<<<<

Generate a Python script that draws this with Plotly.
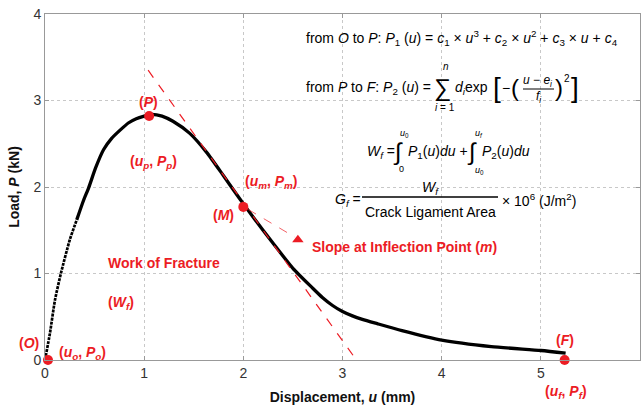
import plotly.graph_objects as go

# ---- data ----
rise_u = [0.0, 0.05, 0.10, 0.16, 0.25, 0.32]
rise_p = [0.0, 0.31, 0.69, 1.0, 1.39, 1.62]
main_u = [0.32, 0.39, 0.44, 0.51, 0.59, 0.67, 0.76, 0.84, 0.92, 1.0, 1.07, 1.18,
          1.29, 1.46, 1.63, 1.80, 1.96, 2.10, 2.30, 2.50, 2.70, 2.80, 2.90, 3.0,
          3.1, 3.2, 3.35, 3.6, 4.0, 4.5, 5.0, 5.25]
main_p = [1.62, 1.85, 1.99, 2.22, 2.43, 2.56, 2.66, 2.74, 2.79, 2.82, 2.84, 2.82,
          2.76, 2.62, 2.40, 2.13, 1.87, 1.65, 1.35, 1.06, 0.83, 0.72, 0.63, 0.56,
          0.51, 0.47, 0.42, 0.34, 0.23, 0.155, 0.11, 0.08]
key_u = [0.03, 1.05, 2.0, 5.24]
key_p = [0.0, 2.82, 1.77, 0.0]
tan_u = [1.04, 3.14]
tan_p = [3.35, 0.0]
ptr_u = [2.05, 2.52]
ptr_p = [1.74, 1.42]
arrow_u = [2.55]
arrow_p = [1.39]
x_ticks = [0, 1, 2, 3, 4, 5, 6]
y_ticks = [0, 1, 2, 3, 4]
X_MAX = 6
Y_MAX = 4

RED = "rgb(236,28,36)"
FONT = "Liberation Sans, Arial, sans-serif"

fig = go.Figure()
fig.add_trace(go.Scatter(x=rise_u, y=rise_p, mode="lines",
                         line=dict(color="black", width=2.7, dash="3px,1px", shape="spline", smoothing=0.6),
                         cliponaxis=False, showlegend=False))
fig.add_trace(go.Scatter(x=main_u, y=main_p, mode="lines",
                         line=dict(color="black", width=3.3, shape="spline", smoothing=0.6),
                         cliponaxis=False, showlegend=False))
fig.add_trace(go.Scatter(x=tan_u, y=tan_p, mode="lines",
                         line=dict(color=RED, width=1.2, dash="dash"),
                         cliponaxis=False, showlegend=False))
fig.add_trace(go.Scatter(x=ptr_u, y=ptr_p, mode="lines",
                         line=dict(color="rgba(236,28,36,0.7)", width=1, dash="dash"),
                         cliponaxis=False, showlegend=False))
fig.add_trace(go.Scatter(x=arrow_u, y=arrow_p, mode="markers",
                         marker=dict(color=RED, size=10, symbol="triangle-up"),
                         cliponaxis=False, showlegend=False))
fig.add_trace(go.Scatter(x=key_u, y=key_p, mode="markers",
                         marker=dict(color=RED, size=10),
                         cliponaxis=False, showlegend=False))

# pixel -> paper helpers (plot area: x 45..640, y 14..360)
def px(v):
    return (v - 45) / 595.0

def py(v):
    return (360 - v) / 346.0

ann = []

def txt(x, y, s, size=14, color="black", xanchor="left"):
    ann.append(dict(x=px(x), y=py(y), xref="paper", yref="paper", text=s,
                    showarrow=False, xanchor=xanchor, yanchor="middle",
                    font=dict(size=size, color=color, family=FONT)))

# red labels placed in data units (converted to paper so they may sit outside the axes)
def rlab(u, p, s, xanchor="center"):
    ann.append(dict(x=u / X_MAX, y=p / Y_MAX, xref="paper", yref="paper",
                    text="<b>" + s + "</b>", showarrow=False, xanchor=xanchor,
                    yanchor="middle", font=dict(size=14, color=RED, family=FONT)))

rlab(1.04, 2.98, "(<i>P</i>)")
rlab(1.09, 2.29, "(<i>u<sub>p</sub></i>, <i>P<sub>p</sub></i>)")
rlab(2.28, 2.06, "(<i>u<sub>m</sub></i>, <i>P<sub>m</sub></i>)")
rlab(1.80, 1.68, "(<i>M</i>)")
rlab(2.67, 1.31, "Slope at Inflection Point (<i>m</i>)", xanchor="left")
rlab(0.62, 1.12, "Work of Fracture", xanchor="left")
rlab(0.62, 0.66, "(<i>W<sub>f</sub></i>)", xanchor="left")
rlab(-0.16, 0.20, "(<i>O</i>)")
rlab(0.12, 0.08, "(<i>u<sub>o</sub></i>, <i>P<sub>o</sub></i>)", xanchor="left")
rlab(5.24, 0.23, "(<i>F</i>)")
rlab(5.25, -0.37, "(<i>u<sub>f</sub></i>, <i>P<sub>f</sub></i>)")

# formula line 1
txt(304, 38, "from <i>O</i> to <i>P</i>: <i>P</i><sub>1</sub> (<i>u</i>) = <i>c</i><sub>1</sub> × <i>u</i><sup>3</sup>"
             " + <i>c</i><sub>2</sub> × <i>u</i><sup>2</sup> + <i>c</i><sub>3</sub> × <i>u</i> + <i>c</i><sub>4</sub>")
# formula line 2
txt(304, 88, "from <i>P</i> to <i>F</i>: <i>P</i><sub>2</sub> (<i>u</i>) =")
txt(442, 88, "∑", size=24, xanchor="center")
txt(446, 67, "<i>n</i>", size=10, xanchor="center")
txt(445, 107, "<i>i</i> = 1", size=10, xanchor="center")
txt(453, 88, "<i>d<sub>i</sub></i>exp")
txt(497, 87, "[", size=28, xanchor="center")
txt(506, 88, "−", xanchor="center")
txt(515, 87, "(", size=24, xanchor="center")
txt(538, 81, "<i>u</i> − <i>e<sub>i</sub></i>", size=12, xanchor="center")
txt(539, 97, "<i>f<sub>i</sub></i>", size=12, xanchor="center")
txt(559, 87, ")", size=24, xanchor="center")
txt(567, 78, "2", size=10, xanchor="center")
txt(575, 87, "]", size=28, xanchor="center")

# W_f formula
txt(365, 152, "<i>W<sub>f</sub></i> =")
txt(398, 152, "∫", size=24, xanchor="center")
txt(404, 133, "<i>u</i><sub>0</sub>", size=9, xanchor="center")
txt(401, 169, "0", size=9, xanchor="center")
txt(406, 152, "<i>P</i><sub>1</sub>(<i>u</i>)<i>du</i> +")
txt(472, 152, "∫", size=24, xanchor="center")
txt(479, 133, "<i>u<sub>f</sub></i>", size=9, xanchor="center")
txt(479, 170, "<i>u</i><sub>0</sub>", size=9, xanchor="center")
txt(480, 152, "<i>P</i><sub>2</sub>(<i>u</i>)<i>du</i>")

# G_f formula
txt(333, 200, "<i>G<sub>f</sub></i> =")
txt(430, 188, "<i>W<sub>f</sub></i>", xanchor="center")
txt(430, 212, "Crack Ligament Area", xanchor="center")
txt(500, 200, "× 10<sup>6</sup> (J/m<sup>2</sup>)")

shapes = [dict(type="line", xref="paper", yref="paper", x0=px(362), x1=px(498),
               y0=py(197), y1=py(197), line=dict(color="black", width=1.3)),
          dict(type="line", xref="paper", yref="paper", x0=px(523), x1=px(554),
               y0=py(89), y1=py(89), line=dict(color="black", width=1))]

axis_common = dict(showgrid=True, gridcolor="#c8c8c8", griddash="dot", gridwidth=1,
                   showline=True, linecolor="#999999", linewidth=1, mirror="ticks",
                   ticks="inside", ticklen=4, tickcolor="#999999", zeroline=False,
                   tickfont=dict(size=14, color="#333333", family=FONT))

fig.update_layout(
    width=641, height=410,
    margin=dict(l=45, r=1, t=14, b=50),
    plot_bgcolor="white", paper_bgcolor="white",
    font=dict(family=FONT, size=14, color="black"),
    xaxis=dict(range=[0, X_MAX], tickvals=x_ticks,
               title=dict(text="<b>Displacement, <i>u</i> (mm)</b>", standoff=12,
                          font=dict(size=14, color="#111111")),
               **axis_common),
    yaxis=dict(range=[0, Y_MAX], tickvals=y_ticks,
               title=dict(text="<b>Load, <i>P</i> (kN)</b>", standoff=10,
                          font=dict(size=14, color="#111111")),
               **axis_common),
    annotations=ann, shapes=shapes,
)

fig.write_html("out.html")
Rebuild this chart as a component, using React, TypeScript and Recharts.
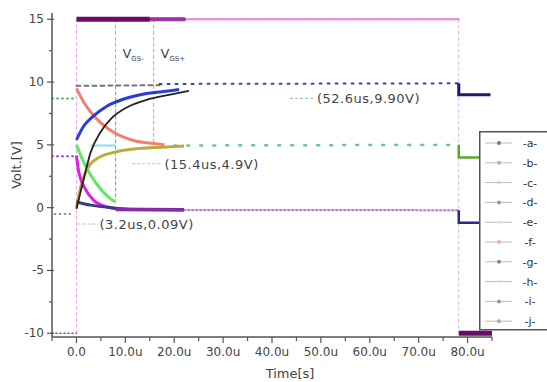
import { LineChart, Line, XAxis, YAxis, ReferenceDot } from "recharts";

type Pt = { t: number; v: number };

const xTicks = [-5, 0, 5, 10, 15, 20, 25, 30, 35, 40, 45, 50, 55, 60, 65, 70, 75, 80, 85];
const xMajor = [0, 10, 20, 30, 40, 50, 60, 70, 80];
const yTicks = [-10, -7.5, -5, -2.5, 0, 2.5, 5, 7.5, 10, 12.5, 15];
const yMajor = [-10, -5, 0, 5, 10, 15];
const legendLabels = ["a", "b", "c", "d", "e", "f", "g", "h", "i", "j"];
const legendDots = ["#777", "#e0a0a0", "#d8d8d8", "#999", "#c8eef4", "#f0b0b0", "#888", "#e0e0e0", "#999", "#aaa"];

// gate drive (square)
const driveLow: Pt[] = [{ t: -5, v: -10 }, { t: 0, v: -10 }];
const driveOn: Pt[] = [{ t: 0, v: 15 }, { t: 15, v: 15 }];
const driveFade: Pt[] = [{ t: 15, v: 15 }, { t: 22, v: 15 }];
const driveTail: Pt[] = [{ t: 22, v: 15 }, { t: 78.2, v: 15 }];
const driveOff: Pt[] = [{ t: 78.2, v: -10 }, { t: 85, v: -10 }];

// transient curves
const blueRise: Pt[] = [
  { t: 0, v: 5.4 }, { t: 1.5, v: 6.5 }, { t: 3.5, v: 7.3 }, { t: 6.3, v: 8.1 },
  { t: 9.7, v: 8.65 }, { t: 13.8, v: 9.05 }, { t: 19.2, v: 9.3 }, { t: 21, v: 9.4 },
];
const blackRise: Pt[] = [
  { t: 0, v: -0.1 }, { t: 1.5, v: 2.3 }, { t: 2.9, v: 4.4 }, { t: 4.9, v: 6.0 },
  { t: 7, v: 7.05 }, { t: 10.4, v: 8.0 }, { t: 14.5, v: 8.6 }, { t: 19.2, v: 9.0 }, { t: 23, v: 9.3 },
];
const salmonFall: Pt[] = [
  { t: 0, v: 9.5 }, { t: 1.5, v: 8.4 }, { t: 4.2, v: 7.05 }, { t: 7.6, v: 6.0 },
  { t: 11.7, v: 5.35 }, { t: 15.8, v: 5.1 }, { t: 18, v: 5.0 },
];
const oliveRise: Pt[] = [
  { t: 0, v: 0 }, { t: 0.8, v: 1.5 }, { t: 2.2, v: 3.1 }, { t: 4.2, v: 3.9 },
  { t: 7.6, v: 4.4 }, { t: 12.4, v: 4.7 }, { t: 19.2, v: 4.85 }, { t: 22, v: 4.9 },
];
const magentaFall: Pt[] = [
  { t: 0, v: 4.15 }, { t: 0.5, v: 2.8 }, { t: 1.8, v: 1.5 }, { t: 3.5, v: 0.6 },
  { t: 6.3, v: 0.05 }, { t: 10.4, v: -0.15 },
];
const greenFall: Pt[] = [
  { t: 0, v: 5.0 }, { t: 1.5, v: 3.6 }, { t: 2.9, v: 2.6 }, { t: 4.9, v: 1.5 },
  { t: 7, v: 0.7 }, { t: 8, v: 0.45 },
];
const navyFall: Pt[] = [
  { t: 0, v: 0.45 }, { t: 2.9, v: 0.2 }, { t: 7, v: 0 }, { t: 12.4, v: -0.13 }, { t: 22, v: -0.15 },
];
const cyanFlat: Pt[] = [{ t: 2.9, v: 4.95 }, { t: 8, v: 4.95 }];

// steady state
const lowMerge: Pt[] = [{ t: 8, v: -0.15 }, { t: 22, v: -0.18 }];
const lowTail: Pt[] = [{ t: 22, v: -0.18 }, { t: 78.2, v: -0.2 }];
const midTail: Pt[] = [{ t: 20, v: 4.95 }, { t: 78.2, v: 5.0 }];
const topGray: Pt[] = [{ t: 0, v: 9.7 }, { t: 17, v: 9.75 }];
const topTail: Pt[] = [{ t: 17, v: 9.85 }, { t: 78.2, v: 9.9 }];

// turn-off steps
const topStep: Pt[] = [{ t: 78.2, v: 9.9 }, { t: 78.2, v: 9.0 }, { t: 84.7, v: 9.0 }];
const midStep: Pt[] = [{ t: 78.2, v: 5.0 }, { t: 78.2, v: 4.0 }, { t: 85, v: 4.0 }];
const lowStep: Pt[] = [{ t: 78.2, v: -0.2 }, { t: 78.2, v: -1.2 }, { t: 85, v: -1.2 }];

// before turn-on
const preGreen: Pt[] = [{ t: -5, v: 8.7 }, { t: 0, v: 8.7 }];
const preBlue: Pt[] = [{ t: -5, v: 4.1 }, { t: 0, v: 4.1 }];
const preNavy: Pt[] = [{ t: -4.5, v: -0.5 }, { t: -1, v: -0.5 }];

// markers / leaders
const zeroV: Pt[] = [{ t: 0, v: -10 }, { t: 0, v: 15 }];
const stepV: Pt[] = [{ t: 78.2, v: 15 }, { t: 78.2, v: -10 }];
const vgsMinusTop: Pt[] = [{ t: 8, v: 15 }, { t: 8, v: 9.7 }];
const vgsMinusLow: Pt[] = [{ t: 8, v: 9.7 }, { t: 8, v: 0.6 }];
const vgsPlus: Pt[] = [{ t: 15.8, v: 15 }, { t: 15.8, v: 5.1 }];
const lead1: Pt[] = [{ t: 43.8, v: 8.7 }, { t: 48.6, v: 8.7 }];
const lead2: Pt[] = [{ t: 11.5, v: 3.5 }, { t: 17.6, v: 3.5 }];
const lead3: Pt[] = [{ t: 0.3, v: -1.3 }, { t: 4.4, v: -1.3 }];

const notes = [
  { t: 49.2, v: 8.73, text: "(52.6us,9.90V)" },
  { t: 18.0, v: 3.5, text: "(15.4us,4.9V)" },
  { t: 4.7, v: -1.27, text: "(3.2us,0.09V)" },
];

const FONT = "DejaVu Sans, sans-serif";

function XTick(props: any) {
  const { x, y, payload } = props;
  const major = xMajor.includes(payload.value);
  return (
    <g>
      <line x1={x} y1={y} x2={x} y2={y + (major ? 6 : 4)} stroke="#555" strokeWidth={1.2} />
      {major && (
        <text x={x} y={y + 19} textAnchor="middle" fontSize={12} fontFamily={FONT} fill="#444">
          {payload.value === 0 ? "0.0" : `${payload.value}.0u`}
        </text>
      )}
    </g>
  );
}

function YTick(props: any) {
  const { x, y, payload } = props;
  const major = yMajor.includes(payload.value);
  return (
    <g>
      <line x1={x - (major ? 5 : 3)} y1={y} x2={x + (major ? 2 : 0)} y2={y} stroke="#555" strokeWidth={1.2} />
      {major && (
        <text x={x - 8} y={y + 4} textAnchor="end" fontSize={12} fontFamily={FONT} fill="#444">
          {payload.value}
        </text>
      )}
    </g>
  );
}

function seg(data: Pt[], stroke: string, width: number, dash?: string, type: any = "linear") {
  return (
    <Line
      data={data}
      dataKey="v"
      type={type}
      stroke={stroke}
      strokeWidth={width}
      strokeDasharray={dash}
      strokeLinecap={dash ? "round" : "butt"}
      dot={false}
      activeDot={false}
      isAnimationActive={false}
      legendType="none"
    />
  );
}

function VLabel({ cx, cy, sub }: any) {
  return (
    <text x={cx} y={cy} fontFamily={FONT} fill="#444">
      <tspan fontSize={13}>V</tspan>
      <tspan fontSize={7} dy={3}>{sub}</tspan>
    </text>
  );
}

export default function App() {
  return (
    <div style={{ position: "absolute", left: 0, top: 0, width: 547, height: 382, background: "#fff" }}>
      <LineChart width={547} height={382} margin={{ top: 13, right: 55, bottom: 0, left: 0 }}>
        <XAxis
          type="number"
          dataKey="t"
          domain={[-5, 85]}
          ticks={xTicks}
          interval={0}
          allowDataOverflow
          tickSize={0}
          tickMargin={0}
          tickLine={false}
          tick={<XTick />}
          height={45}
          stroke="#555"
          strokeWidth={1.5}
        />
        <YAxis
          type="number"
          dataKey="v"
          domain={[-10.3, 15.5]}
          ticks={yTicks}
          interval={0}
          allowDataOverflow
          tickSize={0}
          tickMargin={0}
          tickLine={false}
          tick={<YTick />}
          width={52}
          stroke="#555"
          strokeWidth={1.5}
        />

        {seg(zeroV, "#e8a8e8", 1, "3 3")}
        {seg(stepV, "#e8b0e0", 1, "3 3")}
        {seg(vgsMinusTop, "#aaa", 1, "3 3")}
        {seg(vgsMinusLow, "#70c070", 1.2, "3 3")}
        {seg(vgsPlus, "#aaa", 1, "3 3")}
        {seg(lead1, "#bbb", 1.2, "2 3")}
        {seg(lead2, "#ccc", 1.2, "2 3")}
        {seg(lead3, "#bbb", 1.2, "2 3")}

        {seg(preGreen, "#58b858", 2, "1 4")}
        {seg(preBlue, "#a040e8", 2, "1 4")}
        {seg(preNavy, "#667", 1.5, "1 4")}
        {seg(driveLow, "#8a3a9a", 1.5, "1 3")}

        {seg(topGray, "#777", 2, "4 4")}
        {seg(topTail, "#3a46a0", 2, "2 6")}
        {seg(midTail, "#70c498", 2.5, "2 11")}
        {seg(lowTail, "#c070d8", 2, "1.5 2.5")}
        {seg(driveTail, "#e090e0", 2.5, "1.5 2")}
        {seg(driveFade, "#a030a8", 4, "3 1")}
        {seg(driveOn, "#6a0a6a", 5)}

        {seg(cyanFlat, "#8adcf0", 2)}
        {seg(salmonFall, "#f08070", 3, undefined, "monotone")}
        {seg(oliveRise, "#b8ac3c", 3, undefined, "monotone")}
        {seg(greenFall, "#60e860", 3, undefined, "monotone")}
        {seg(magentaFall, "#e020e0", 3, undefined, "monotone")}
        {seg(navyFall, "#3a3a88", 3, undefined, "monotone")}
        {seg(lowMerge, "#8a2aa8", 3.5)}
        {seg(blueRise, "#2a3cd8", 3, undefined, "monotone")}
        {seg(blackRise, "#222", 1.8, undefined, "monotone")}

        {seg(topStep, "#1c1c70", 3)}
        {seg(midStep, "#58a830", 2.5)}
        {seg(lowStep, "#2a2a88", 2.5)}
        {seg(driveOff, "#6a0a6a", 5)}

        <ReferenceDot x={9.4} y={11.9} r={0} shape={(p: any) => <VLabel {...p} sub="GS-" />} />
        <ReferenceDot x={17.2} y={11.9} r={0} shape={(p: any) => <VLabel {...p} sub="GS+" />} />
        {notes.map((n) => (
          <ReferenceDot
            key={n.text}
            x={n.t}
            y={n.v}
            r={0}
            shape={(p: any) => (
              <text x={p.cx} y={p.cy + 5} fontSize={13} fontFamily={FONT} fill="#444" letterSpacing={0.5}>
                {n.text}
              </text>
            )}
          />
        ))}
      </LineChart>

      <div
        style={{
          position: "absolute",
          left: 16,
          top: 165,
          transform: "translate(-50%, -50%) rotate(-90deg)",
          fontFamily: FONT,
          fontSize: 13,
          color: "#444",
          whiteSpace: "nowrap",
        }}
      >
        Volt.[V]
      </div>
      <div
        style={{
          position: "absolute",
          left: 290,
          top: 373,
          transform: "translate(-50%, -50%)",
          fontFamily: FONT,
          fontSize: 13,
          color: "#444",
        }}
      >
        Time[s]
      </div>

      <svg style={{ position: "absolute", left: 479, top: 131 }} width={68} height={200}>
        <rect x={0.75} y={0.75} width={70} height={198} fill="#fff" stroke="#555" strokeWidth={1.5} />
        {legendLabels.map((l, i) => {
          const y = 12 + i * 19.8;
          return (
            <g key={l}>
              <line x1={6} y1={y} x2={33} y2={y} stroke="#bbb" strokeWidth={1} />
              <circle cx={20} cy={y} r={2} fill={legendDots[i]} />
              <text x={51} y={y + 4} textAnchor="middle" fontSize={11} fontFamily={FONT} fill="#333">
                {`-${l}-`}
              </text>
            </g>
          );
        })}
      </svg>
    </div>
  );
}
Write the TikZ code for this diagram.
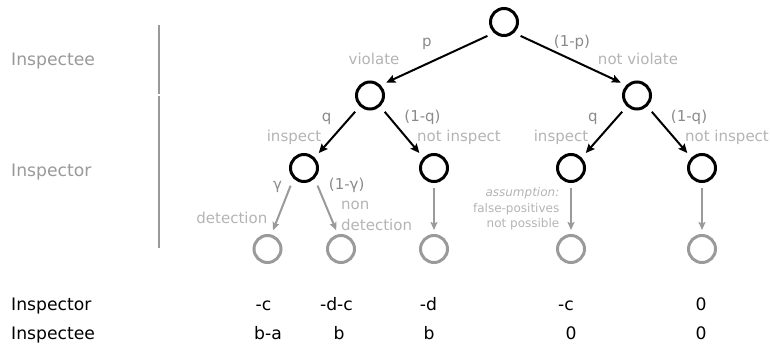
\documentclass[tikz,border=0pt]{standalone}
\usepackage{fontspec}
\setmainfont{DejaVu Sans}
\usetikzlibrary{arrows.meta}
\definecolor{dk}{HTML}{8A8A8A}
\definecolor{lt}{HTML}{B4B4B4}
\definecolor{side}{HTML}{999999}
\definecolor{gr}{HTML}{9A9A9A}
\begin{document}
\begin{tikzpicture}[x=1pt,y=-1pt,
 dec/.style={circle,draw=black,line width=3pt,minimum size=27pt,inner sep=0pt},
 leaf/.style={circle,draw=gr,line width=3pt,minimum size=27pt,inner sep=0pt},
 prob/.style={text=dk,font=\fontsize{15}{18}\selectfont,inner sep=0pt,anchor=base},
 act/.style={text=lt,font=\fontsize{15}{18}\selectfont,inner sep=0pt,anchor=base},
 role/.style={text=side,font=\fontsize{17.2}{20}\selectfont,inner sep=0pt,anchor=base west},
 pay/.style={text=black,font=\fontsize{17.2}{20}\selectfont,inner sep=0pt,anchor=base},
 note/.style={text=lt,font=\fontsize{12}{14}\selectfont,inner sep=0pt,anchor=base east},
 barr/.style={draw=black,line width=2pt,-{Stealth[length=9pt,width=8pt,inset=1.5pt]}},
 garr/.style={draw=gr,line width=2pt,-{Stealth[length=8pt,width=7pt,inset=1.5pt]}},
 sepline/.style={draw=side,line width=2pt}
]
\useasboundingbox (0,0) rectangle (770,345);

% separators
\coordinate (s1a) at (158.5,25);
\coordinate (s1b) at (158.5,94);
\coordinate (s2a) at (158.5,96);
\coordinate (s2b) at (158.5,247.7);
\draw[sepline] (s1a) -- (s1b);
\draw[sepline] (s2a) -- (s2b);

% decision nodes
\node[dec] (root) at (504,22) {};
\node[dec] (v) at (370,95.5) {};
\node[dec] (nv) at (637,95.5) {};
\node[dec] (vi) at (304,168) {};
\node[dec] (vn) at (434,168) {};
\node[dec] (nvi) at (571,168) {};
\node[dec] (nvn) at (702,168) {};

% leaves
\node[leaf] (l1) at (267.5,249) {};
\node[leaf] (l2) at (341,249) {};
\node[leaf] (l3) at (434,249) {};
\node[leaf] (l4) at (571,249) {};
\node[leaf] (l5) at (702,249) {};

% black arrows
\draw[barr,shorten <=7pt,shorten >=6pt] (root.-133) -- (v.44);
\draw[barr,shorten <=7pt,shorten >=6pt] (root.-47) -- (nv.136);
\draw[barr,shorten <=7pt,shorten >=6pt] (v.-133) -- (vi.44);
\draw[barr,shorten <=7pt,shorten >=6pt] (v.-47) -- (vn.136);
\draw[barr,shorten <=7pt,shorten >=6pt] (nv.-133) -- (nvi.44);
\draw[barr,shorten <=7pt,shorten >=6pt] (nv.-47) -- (nvn.136);

% gray arrows
\draw[garr,shorten <=7.6pt,shorten >=4.6pt] (vi.-135) -- (l1.75);
\draw[garr,shorten <=7.6pt,shorten >=4.4pt] (vi.-45) -- (l2.102);
\draw[garr,shorten <=4.6pt,shorten >=4pt] (vn.south) -- (l3.north);
\draw[garr,shorten <=4.6pt,shorten >=4pt] (nvi.south) -- (l4.north);
\draw[garr,shorten <=4.6pt,shorten >=4pt] (nvn.south) -- (l5.north);

% probability labels
\node[prob] (tp) at (427,47) {p};
\node[prob] (t1p) at (572,47) {(1-p)};
\node[prob] (tq1) at (326.7,121) {q};
\node[prob] (t1q1) at (422.5,121) {(1-q)};
\node[prob] (tq2) at (593,121) {q};
\node[prob] (t1q2) at (689,121) {(1-q)};
\node[prob] (tg) at (277.5,189) {γ};
\node[prob] (t1g) at (346.7,189) {(1-γ)};

% action labels
\node[act] (av) at (374,64) {violate};
\node[act] (anv) at (638,64) {not violate};
\node[act] (ai1) at (294,141) {inspect};
\node[act] (an1) at (459,141) {not inspect};
\node[act] (ai2) at (561,141) {inspect};
\node[act] (an2) at (727,141) {not inspect};
\node[act,anchor=base east] (adet) at (267.5,223) {detection};
\node[act,anchor=base west] (anon) at (341,209) {non};
\node[act,anchor=base west] (andet) at (341,230) {detection};

% note
\node[note] (n1) at (559.5,196) {\itshape assumption:};
\node[note] (n2) at (559.5,212) {false-positives};
\node[note] (n3) at (559.5,227.5) {not possible};

% side roles
\node[role] (r1) at (11,66) {Inspectee};
\node[role] (r2) at (11,176) {Inspector};

% payoff table
\node[pay,anchor=base west] (p1) at (11,310) {Inspector};
\node[pay,anchor=base west] (p2) at (11,339.5) {Inspectee};
\node[pay] (a1) at (263.5,310) {-c};
\node[pay] (a2) at (336.5,310) {-d-c};
\node[pay] (a3) at (428.5,310) {-d};
\node[pay] (a4) at (566,310) {-c};
\node[pay] (a5) at (701,310) {0};
\node[pay] (b1) at (268,339.5) {b-a};
\node[pay] (b2) at (339,339.5) {b};
\node[pay] (b3) at (429,339.5) {b};
\node[pay] (b4) at (571,339.5) {0};
\node[pay] (b5) at (701,339.5) {0};
\end{tikzpicture}
\end{document}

>>>>

■ **Stated goal**
Above are some records; quote exactly and only the lines that begin at the line containing "Rebuild this chart" and stop after the line containing "number; v: number", leaving out the pictures.

■ **The response**
Rebuild this chart as a component, using React, TypeScript and Recharts.
import { LineChart, Line, XAxis, YAxis, ReferenceDot } from "recharts";

type Pt = { t: number; v: number };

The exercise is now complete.